Whether by coincidence or by some concerted effort by a pressure group, the article featured two of the same sources that the New York Times relied on for its article last week on how General Electric isn't paying much U.S. corporate tax: a Democratic congressman, Lloyd Doggett, and an economist who writes for a non-profit organization, Martin Sullivan.
On a certain level, it was an illuminating story, because it showed how America's high corporate tax rate essentially pushes economic activity to lower-tax jurisdictions overseas. But it was also a frustrating story to watch, because, like the Times, "60 Minutes" seems to be coming at it from the perspective of wanting to dream up some way to force the companies to pay higher taxes.
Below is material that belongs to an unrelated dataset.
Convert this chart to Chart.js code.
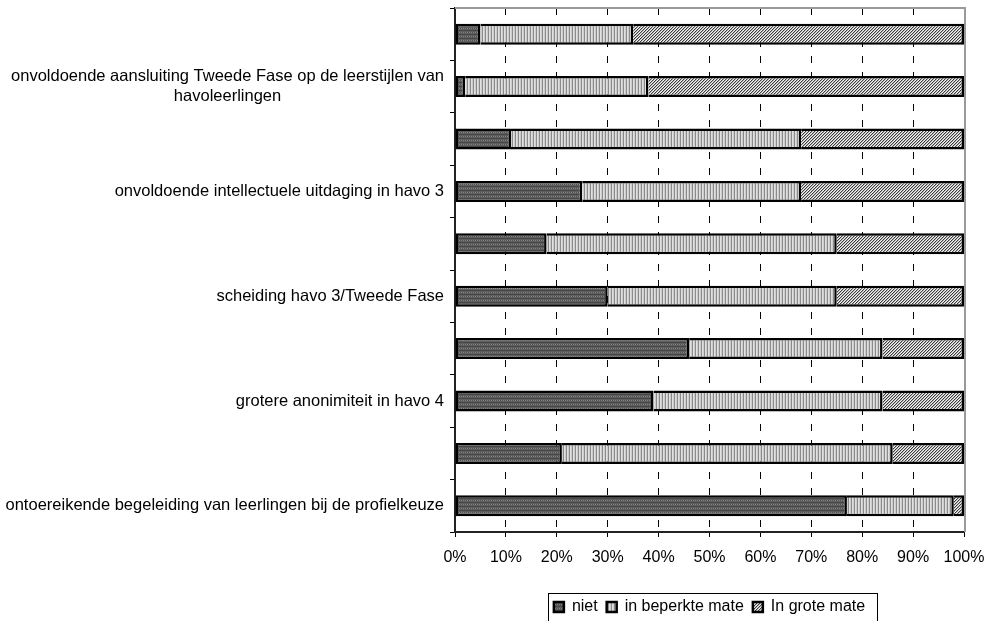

Ms. Stahl seems to think her viewers are a bunch of ignoramuses. At one point, she strolls through the streets of Zug, Switzerland, a low tax jurisdiction that has attracted two formerly Texas-based companies, TransOcean and Weatherford. "I don't think anyone's ever heard of Zug in the United States," she says. What, she doesn't think anyone read Seth Lipsky's op-ed piece in the New York Times? Clearly the executives of the companies that are moving there have heard of the place, as have their tax lawyers.
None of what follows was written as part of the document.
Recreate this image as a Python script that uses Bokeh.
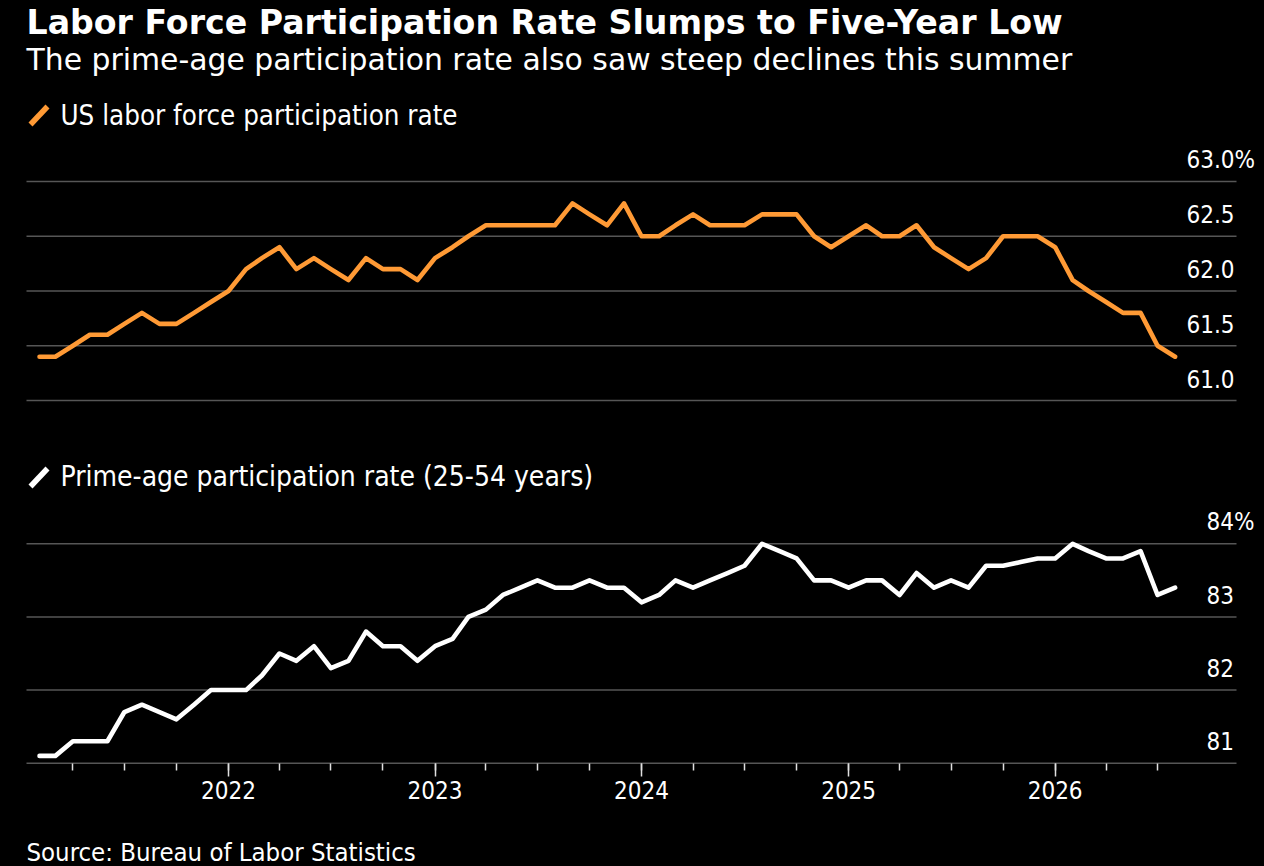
import pandas as pd
from bokeh.embed import file_html
from bokeh.layouts import column
from bokeh.models import DatetimeAxis, FixedTicker, GlobalInlineStyleSheet, Label, PolyAnnotation, Range1d
from bokeh.plotting import figure
from bokeh.resources import INLINE

TITLE = "Labor Force Participation Rate Slumps to Five-Year Low"
SUBTITLE = "The prime-age participation rate also saw steep declines this summer"
SOURCE = "Source: Bureau of Labor Statistics"
NAME_ALL = "US labor force participation rate"
NAME_PRIME = "Prime-age participation rate (25-54 years)"

months = pd.date_range("2021-02-01", periods=67, freq="MS")

labor_force = [
    61.4, 61.4, 61.5, 61.6, 61.6, 61.7, 61.8, 61.7, 61.7, 61.8, 61.9,
    62.0, 62.2, 62.3, 62.4, 62.2, 62.3, 62.2, 62.1, 62.3, 62.2, 62.2, 62.1,
    62.3, 62.4, 62.5, 62.6, 62.6, 62.6, 62.6, 62.6, 62.8, 62.7, 62.6, 62.8,
    62.5, 62.5, 62.6, 62.7, 62.6, 62.6, 62.6, 62.7, 62.7, 62.7, 62.5, 62.4,
    62.5, 62.6, 62.5, 62.5, 62.6, 62.4, 62.3, 62.2, 62.3, 62.5, 62.5, 62.5,
    62.4, 62.1, 62.0, 61.9, 61.8, 61.8, 61.5, 61.4,
]
prime_age = [
    81.1, 81.1, 81.3, 81.3, 81.3, 81.7, 81.8, 81.7, 81.6, 81.8, 82.0,
    82.0, 82.0, 82.2, 82.5, 82.4, 82.6, 82.3, 82.4, 82.8, 82.6, 82.6, 82.4,
    82.6, 82.7, 83.0, 83.1, 83.3, 83.4, 83.5, 83.4, 83.4, 83.5, 83.4, 83.4,
    83.2, 83.3, 83.5, 83.4, 83.5, 83.6, 83.7, 84.0, 83.9, 83.8, 83.5, 83.5,
    83.4, 83.5, 83.5, 83.3, 83.6, 83.4, 83.5, 83.4, 83.7, 83.7, 83.75, 83.8,
    83.8, 84.0, 83.9, 83.8, 83.8, 83.9, 83.3, 83.4,
]

top_ticks = [63.0, 62.5, 62.0, 61.5, 61.0]
top_labels = ["63.0%", "62.5", "62.0", "61.5", "61.0"]
bottom_ticks = [84, 83, 82, 81]
bottom_labels = ["84%", "83", "82", "81"]
year_ticks = ["2022-01-01", "2023-01-01", "2024-01-01", "2025-01-01", "2026-01-01"]
year_labels = ["2022", "2023", "2024", "2025", "2026"]
quarter_ticks = pd.date_range("2021-04-01", "2026-07-01", freq="3MS")

ORANGE = "#ff9a35"
WHITE = "#ffffff"
GRID = "#565656"
FONT = "DejaVu Sans Condensed"
FONT_WIDE = "DejaVu Sans"
PX_PER_DAY = 0.5658
ORIGIN = pd.Timestamp("2022-01-01")


def px_to_date(px):
    return ORIGIN + pd.Timedelta(days=(px - 228) / PX_PER_DAY)


def ms(t):
    return pd.Timestamp(t).timestamp() * 1000


def text(p, top, x, y, s, size, bold=False, font=FONT):
    p.add_layout(Label(x=x, y=y - top, x_units="canvas", y_units="canvas", text=s,
                       text_color=WHITE, text_font=font, text_font_size=f"{size}px",
                       text_font_style="bold" if bold else "normal",
                       text_baseline="alphabetic", text_align="left"))


def panel(height, y0, y1, ticks, labels, label_x, series, color):
    p = figure(width=1264, height=height, x_axis_type=None, y_axis_type=None, output_backend="svg",
               toolbar_location=None, background_fill_color="black", border_fill_color="black",
               min_border=0, x_range=Range1d(px_to_date(0), px_to_date(1264)), y_range=Range1d(y0, y1))
    p.outline_line_color = None
    n = len(ticks)
    p.segment(x0=[px_to_date(26)] * n, x1=[px_to_date(1236)] * n, y0=ticks, y1=ticks,
              line_color=GRID, line_width=1.6)
    p.line(months, series, line_color=color, line_width=4.6, line_join="round", line_cap="round")
    for v, s in zip(ticks, labels):
        p.add_layout(Label(x=label_x, y=v, x_units="canvas", y_units="data", y_offset=22, text=s,
                           text_color=WHITE, text_font=FONT, text_font_size="24px",
                           text_baseline="alphabetic", text_align="left"))
    return p


def key(p, top, y, color):
    p.add_layout(PolyAnnotation(xs=[30, 47], ys=[y + 18 - top, y - top],
                                xs_units="canvas", ys_units="canvas",
                                line_color=color, line_width=5.5, fill_alpha=0, line_alpha=1))


top_fig = panel(430, 61 - 30 / 109.5, 63 + 181 / 109.5, top_ticks, top_labels, 1186, labor_force, ORANGE)
text(top_fig, 0, 26, 22, TITLE, 33.2, bold=True, font=FONT_WIDE)
text(top_fig, 0, 26, 59, SUBTITLE, 29.85, font=FONT_WIDE)
text(top_fig, 0, 60, 114, NAME_ALL, 27.5)
key(top_fig, 0, 106, ORANGE)

bot_fig = panel(436, 81 - 103.3 / 73.13, 84 + 113.3 / 73.13, bottom_ticks, bottom_labels, 1206, prime_age, WHITE)
ax = DatetimeAxis(fixed_location=81)
ax.ticker = FixedTicker(ticks=[ms(t) for t in year_ticks], minor_ticks=[ms(t) for t in quarter_ticks])
ax.major_label_overrides = {ms(t): s for t, s in zip(year_ticks, year_labels)}
ax.axis_line_color = None
ax.major_tick_line_color = "#e0e0e0"
ax.minor_tick_line_color = "#e0e0e0"
ax.major_tick_line_width = 1.5
ax.minor_tick_line_width = 1.5
ax.major_tick_in = 0
ax.minor_tick_in = 0
ax.major_tick_out = 13
ax.minor_tick_out = 7
ax.major_label_standoff = 5
ax.major_label_text_color = WHITE
ax.major_label_text_font = FONT
ax.major_label_text_font_size = "24px"
bot_fig.add_layout(ax, "below")
text(bot_fig, 430, 60, 476, NAME_PRIME, 28)
key(bot_fig, 430, 468, WHITE)
text(bot_fig, 430, 26, 851, SOURCE, 25.5)

page = column(top_fig, bot_fig, spacing=0,
              stylesheets=[GlobalInlineStyleSheet(css="html,body{background:#000;margin:0}")])
open("out.html", "w").write(file_html(page, INLINE))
Cisco's CEO, John Chambers, did a valiant job of trying to make the case for lower corporate tax rates in America, but in classic "60 Minutes" fashion Ms. Stahl made him look like the bad guy, mixing his words in with clips of Mr. Sullivan talking about "accounting tricks" and with her own claim that it "sounds" like Mr. Chambers is asking for some kind of favor.
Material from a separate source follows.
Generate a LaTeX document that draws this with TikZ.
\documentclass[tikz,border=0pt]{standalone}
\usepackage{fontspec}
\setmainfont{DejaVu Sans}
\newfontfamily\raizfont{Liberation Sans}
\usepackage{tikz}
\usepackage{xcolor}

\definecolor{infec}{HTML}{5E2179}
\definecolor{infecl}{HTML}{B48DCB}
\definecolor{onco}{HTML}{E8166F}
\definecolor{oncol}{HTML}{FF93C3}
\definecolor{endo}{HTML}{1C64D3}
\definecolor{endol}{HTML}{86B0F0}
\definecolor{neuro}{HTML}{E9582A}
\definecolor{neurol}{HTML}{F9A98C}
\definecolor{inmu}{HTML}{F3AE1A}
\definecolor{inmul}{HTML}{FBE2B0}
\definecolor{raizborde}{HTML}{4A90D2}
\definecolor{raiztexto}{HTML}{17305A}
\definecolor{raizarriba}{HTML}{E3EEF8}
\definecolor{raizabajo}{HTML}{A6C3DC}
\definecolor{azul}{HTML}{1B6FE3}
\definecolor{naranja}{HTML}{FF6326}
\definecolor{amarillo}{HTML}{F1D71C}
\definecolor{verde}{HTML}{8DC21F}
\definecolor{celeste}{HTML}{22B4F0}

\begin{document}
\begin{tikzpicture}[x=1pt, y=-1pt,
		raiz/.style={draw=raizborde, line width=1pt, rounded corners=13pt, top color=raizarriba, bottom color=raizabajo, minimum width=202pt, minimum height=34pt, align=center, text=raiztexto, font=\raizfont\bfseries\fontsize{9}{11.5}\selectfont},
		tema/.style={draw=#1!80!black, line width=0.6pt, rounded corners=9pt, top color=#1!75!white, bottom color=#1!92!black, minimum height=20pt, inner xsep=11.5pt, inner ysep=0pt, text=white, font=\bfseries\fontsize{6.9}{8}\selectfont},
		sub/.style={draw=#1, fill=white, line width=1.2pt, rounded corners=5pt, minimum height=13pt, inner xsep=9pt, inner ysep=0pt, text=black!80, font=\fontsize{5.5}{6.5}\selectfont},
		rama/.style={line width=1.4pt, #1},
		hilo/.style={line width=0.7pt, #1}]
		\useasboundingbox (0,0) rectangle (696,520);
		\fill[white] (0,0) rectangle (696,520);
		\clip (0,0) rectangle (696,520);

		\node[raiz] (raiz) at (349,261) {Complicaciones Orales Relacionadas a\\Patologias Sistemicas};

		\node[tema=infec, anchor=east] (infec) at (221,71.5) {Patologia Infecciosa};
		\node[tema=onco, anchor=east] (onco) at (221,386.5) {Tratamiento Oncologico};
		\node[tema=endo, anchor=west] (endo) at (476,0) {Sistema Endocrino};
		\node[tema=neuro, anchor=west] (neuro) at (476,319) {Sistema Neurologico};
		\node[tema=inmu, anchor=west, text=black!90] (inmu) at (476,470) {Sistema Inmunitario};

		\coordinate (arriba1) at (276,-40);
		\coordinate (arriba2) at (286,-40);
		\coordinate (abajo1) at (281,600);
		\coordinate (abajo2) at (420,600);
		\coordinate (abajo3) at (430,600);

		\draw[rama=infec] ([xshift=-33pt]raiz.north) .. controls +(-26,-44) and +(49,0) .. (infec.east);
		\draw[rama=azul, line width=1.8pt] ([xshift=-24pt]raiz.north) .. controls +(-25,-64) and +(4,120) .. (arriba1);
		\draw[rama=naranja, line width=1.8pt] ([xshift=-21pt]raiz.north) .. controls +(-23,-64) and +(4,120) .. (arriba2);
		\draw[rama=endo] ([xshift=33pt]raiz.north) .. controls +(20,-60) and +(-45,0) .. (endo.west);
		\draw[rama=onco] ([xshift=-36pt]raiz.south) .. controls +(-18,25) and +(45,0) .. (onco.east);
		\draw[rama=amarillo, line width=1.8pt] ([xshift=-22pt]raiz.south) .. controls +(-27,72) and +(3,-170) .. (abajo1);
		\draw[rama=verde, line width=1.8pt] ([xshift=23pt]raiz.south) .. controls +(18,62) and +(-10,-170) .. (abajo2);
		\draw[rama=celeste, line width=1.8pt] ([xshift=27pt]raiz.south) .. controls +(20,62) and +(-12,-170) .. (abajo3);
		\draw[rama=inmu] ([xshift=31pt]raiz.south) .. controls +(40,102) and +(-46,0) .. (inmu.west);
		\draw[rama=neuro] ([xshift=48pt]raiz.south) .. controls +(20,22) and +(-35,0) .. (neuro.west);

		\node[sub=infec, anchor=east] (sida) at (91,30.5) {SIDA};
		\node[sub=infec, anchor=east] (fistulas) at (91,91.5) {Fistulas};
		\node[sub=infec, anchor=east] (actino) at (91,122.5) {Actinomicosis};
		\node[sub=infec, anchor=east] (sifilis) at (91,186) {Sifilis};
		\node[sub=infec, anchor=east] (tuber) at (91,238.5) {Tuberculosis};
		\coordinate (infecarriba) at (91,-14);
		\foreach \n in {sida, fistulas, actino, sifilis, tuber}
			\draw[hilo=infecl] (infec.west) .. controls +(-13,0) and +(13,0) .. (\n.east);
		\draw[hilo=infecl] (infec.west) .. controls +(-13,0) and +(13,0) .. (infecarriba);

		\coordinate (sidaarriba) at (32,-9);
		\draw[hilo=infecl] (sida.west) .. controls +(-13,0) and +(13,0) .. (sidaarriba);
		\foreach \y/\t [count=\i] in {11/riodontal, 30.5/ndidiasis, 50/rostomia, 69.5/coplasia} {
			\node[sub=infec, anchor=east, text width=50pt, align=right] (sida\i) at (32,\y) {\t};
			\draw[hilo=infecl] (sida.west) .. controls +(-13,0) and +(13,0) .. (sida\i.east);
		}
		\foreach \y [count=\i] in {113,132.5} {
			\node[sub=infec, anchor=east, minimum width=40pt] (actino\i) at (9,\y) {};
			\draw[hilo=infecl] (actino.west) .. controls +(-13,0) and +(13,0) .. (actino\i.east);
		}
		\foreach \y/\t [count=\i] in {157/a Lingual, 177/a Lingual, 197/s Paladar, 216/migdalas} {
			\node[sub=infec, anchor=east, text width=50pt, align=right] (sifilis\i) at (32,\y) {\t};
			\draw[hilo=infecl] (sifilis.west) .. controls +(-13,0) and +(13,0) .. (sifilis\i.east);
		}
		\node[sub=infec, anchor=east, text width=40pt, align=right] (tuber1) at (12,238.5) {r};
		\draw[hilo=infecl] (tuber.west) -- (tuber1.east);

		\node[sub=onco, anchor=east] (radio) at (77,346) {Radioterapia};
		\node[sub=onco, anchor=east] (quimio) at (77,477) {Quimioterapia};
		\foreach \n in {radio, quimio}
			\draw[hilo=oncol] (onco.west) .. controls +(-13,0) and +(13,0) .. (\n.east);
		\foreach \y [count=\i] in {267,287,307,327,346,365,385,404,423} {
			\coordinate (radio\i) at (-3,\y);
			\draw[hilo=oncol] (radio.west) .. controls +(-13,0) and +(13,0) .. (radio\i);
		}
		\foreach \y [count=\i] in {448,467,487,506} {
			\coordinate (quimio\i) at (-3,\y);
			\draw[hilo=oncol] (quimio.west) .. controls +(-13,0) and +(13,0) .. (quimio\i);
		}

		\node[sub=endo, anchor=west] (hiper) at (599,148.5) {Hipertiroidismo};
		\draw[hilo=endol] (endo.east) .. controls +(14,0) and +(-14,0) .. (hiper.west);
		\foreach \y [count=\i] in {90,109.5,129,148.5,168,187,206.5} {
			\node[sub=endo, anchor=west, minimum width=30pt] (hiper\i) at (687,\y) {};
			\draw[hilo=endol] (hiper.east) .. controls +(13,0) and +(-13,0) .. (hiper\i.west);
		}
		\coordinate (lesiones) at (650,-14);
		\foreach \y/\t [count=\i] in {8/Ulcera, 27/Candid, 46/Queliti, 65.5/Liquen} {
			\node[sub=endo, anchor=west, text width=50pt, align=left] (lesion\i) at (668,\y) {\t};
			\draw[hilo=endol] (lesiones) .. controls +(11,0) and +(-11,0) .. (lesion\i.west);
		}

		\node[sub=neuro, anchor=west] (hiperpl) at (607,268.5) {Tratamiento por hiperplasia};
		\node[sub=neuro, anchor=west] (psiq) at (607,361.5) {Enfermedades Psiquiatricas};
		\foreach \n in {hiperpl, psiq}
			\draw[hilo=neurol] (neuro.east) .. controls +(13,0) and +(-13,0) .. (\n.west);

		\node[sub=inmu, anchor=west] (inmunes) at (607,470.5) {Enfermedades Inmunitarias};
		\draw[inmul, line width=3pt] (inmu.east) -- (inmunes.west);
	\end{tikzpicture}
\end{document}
One of my key tests for a country has always been whether people are lined up trying to sneak in or lined up trying to sneak out. East Berlin, North Korea, and the Soviet Union are bad by that test; America is good, because immigrants want to come here. You could apply a similar test to countries for whether companies want to be based there. America shouldn't have to pass some kind of law preventing companies from moving their operations to Zug or Ireland, as Mr. Doggett seems to suggest. We should have laws that create such an attractive business environment that the companies in Zug and in Ireland are falling over themselves trying to figure out a way to move here.